The changes, of course, would be in the people involved. Some present this evening would be absent from pictures of our last wigilia in Poland; some present then are absent from pictures of this evening. Some of the pictures could be recreated with older versions of the photo’s subjects while others can’t occur again in this world.
Certainly that is the draw of traditions: while the world is changing around us, while we ourselves are changing, there are a few things that remain constant, a few things we can count on.
There’s probably some psychological term for this need we have to organize our lives around traditions. Perhaps more than one because it seems that’s what obsessive-compulsive disorder is: taking “traditions” to the extreme. Maybe that’s what people mean when they say we’re all a little OCD in our own special ways.
Wigilia could certainly provide plenty of material for someone excessively obsessed with order as he sees it to get bent out of shape about. K and I used to be a little like that. Perhaps K more, since she did almost all the work and always had this image in her head of what it was all supposed to be like, sort of a Platonic form of the perfect wigilia dinner.

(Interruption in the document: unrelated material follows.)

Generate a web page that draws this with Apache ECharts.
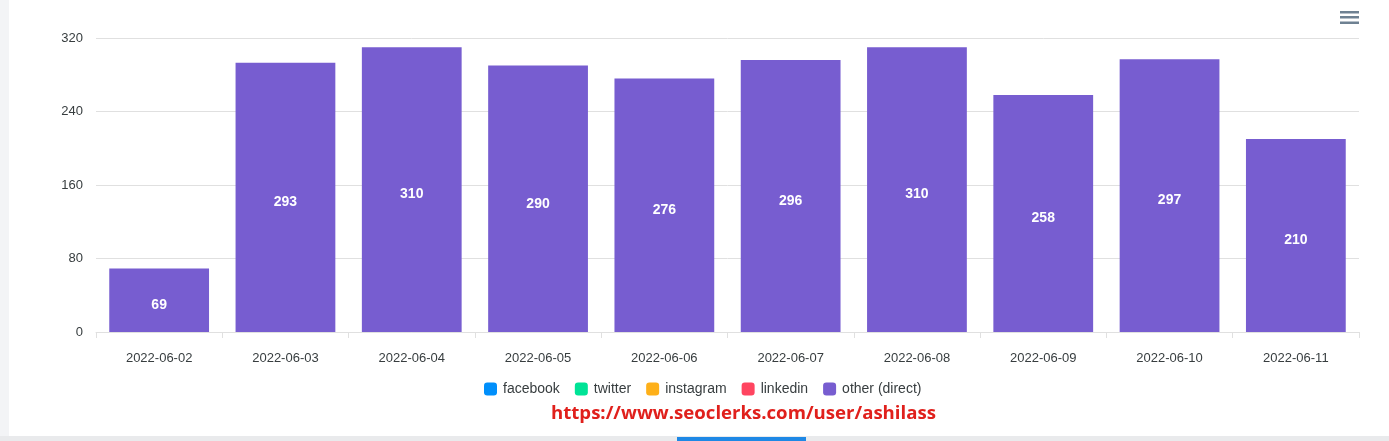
<!DOCTYPE html>
<html><head><meta charset="utf-8">
<script src="https://cdn.jsdelivr.net/npm/echarts@6/dist/echarts.min.js"></script>
<style>html,body{margin:0;padding:0;background:#fff;}#c{width:1389px;height:441px;}</style>
</head><body><div id="c"></div>
<script>
const categories = ['2022-06-02','2022-06-03','2022-06-04','2022-06-05','2022-06-06','2022-06-07','2022-06-08','2022-06-09','2022-06-10','2022-06-11'];
const facebook = [0,0,0,0,0,0,0,0,0,0];
const twitter = [0,0,0,0,0,0,0,0,0,0];
const instagram = [0,0,0,0,0,0,0,0,0,0];
const linkedin = [0,0,0,0,0,0,0,0,0,0];
const otherDirect = [69,293,310,290,276,296,310,258,297,210];
const seriesNames = ['facebook','twitter','instagram','linkedin','other (direct)'];
const colors = ['#008FFB','#00E396','#FEB019','#FF4560','#775DD0'];
const yTicks = [0,80,160,240,320];
const urlText = 'https://www.seoclerks.com/user/ashilass';

const dataSets = [facebook, twitter, instagram, linkedin, otherDirect];
const chart = echarts.init(document.getElementById('c'));
const series = seriesNames.map((n,i)=>({
  name:n, type:'bar', stack:'s', data:dataSets[i], barCategoryGap:'21%',
  itemStyle:{color:colors[i]},
  label:{show:i===4, position:'inside', offset:[0,5], color:'#fff', fontWeight:'bold', fontSize:14, fontFamily:'Liberation Sans, Arial, sans-serif'}
}));
chart.setOption({
  animation:false,
  color:colors,
  grid:{left:96,right:30,top:38,bottom:109},
  legend:{top:377,left:479,itemWidth:13,itemHeight:13,itemGap:15,icon:'roundRect',
    textStyle:{color:'#373d3f',fontSize:14,fontFamily:'Liberation Sans, Arial, sans-serif',padding:[0,0,0,1]},
    data:seriesNames},
  xAxis:{type:'category',data:categories,
    axisLine:{lineStyle:{color:'#e0e0e0'}},
    axisTick:{show:true,length:6,lineStyle:{color:'#e0e0e0'}},
    axisLabel:{color:'#373d3f',fontSize:13,margin:20,fontFamily:'Liberation Sans, Arial, sans-serif'}},
  yAxis:{type:'value',min:yTicks[0],max:yTicks[yTicks.length-1],interval:80,
    axisLine:{show:false},axisTick:{show:false},
    splitLine:{lineStyle:{color:'#e0e0e0'}},
    axisLabel:{color:'#373d3f',fontSize:13,margin:13,fontFamily:'Liberation Sans, Arial, sans-serif'}},
  graphic:[
    {type:'rect',left:0,top:0,shape:{width:9,height:441},style:{fill:'#f3f4f6'},silent:true},
    {type:'rect',left:0,top:436,shape:{width:1389,height:5},style:{fill:'#e9eaec'},silent:true},
    {type:'rect',left:677,top:437,shape:{width:129,height:4},style:{fill:'#1e88e5'},silent:true},
    {type:'rect',left:1340,top:11,shape:{width:19,height:2.5},style:{fill:'#6e8192'},silent:true},
    {type:'rect',left:1340,top:16,shape:{width:19,height:2.5},style:{fill:'#6e8192'},silent:true},
    {type:'rect',left:1340,top:21.5,shape:{width:19,height:2.5},style:{fill:'#6e8192'},silent:true},
    {type:'text',left:551,top:404,style:{text:urlText,fill:'#e0201c',font:'bold 18.6px "Open Sans", sans-serif'},silent:true}
  ],
  series:series
});
</script></body></html>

There was a time when, perhaps, our lack of authentic opłatki (how did that happen?!) might have been more emotionally problematic for one of us, or both. Perhaps, or maybe not. It’s hard to tell looking back. But yesterday, looking in the cookie and cracker section of the local grocery story, I found it amusing that I was looking for a substitute for something I could have easily found ten years ago at any number of stores.
Tonight, though, it wasn’t about the food, or the opłatki, or the compote, or the perfectly ironed table cloth, or the piles of baked goods, or even the gifts.
Tonight, it was about the little flashes of joy that the children experienced. L was thrilled, as always, with barszcz. (Not entirely — she prefers the Ukranian variety, made without the fermented beets that give wigilia barszcz its slight kick) The Boy was overjoyed that Santa had brought, as E had expressed countless times, a police car for him.
And everyone was happy about the deserts — that’s a tradition worth being OCD about.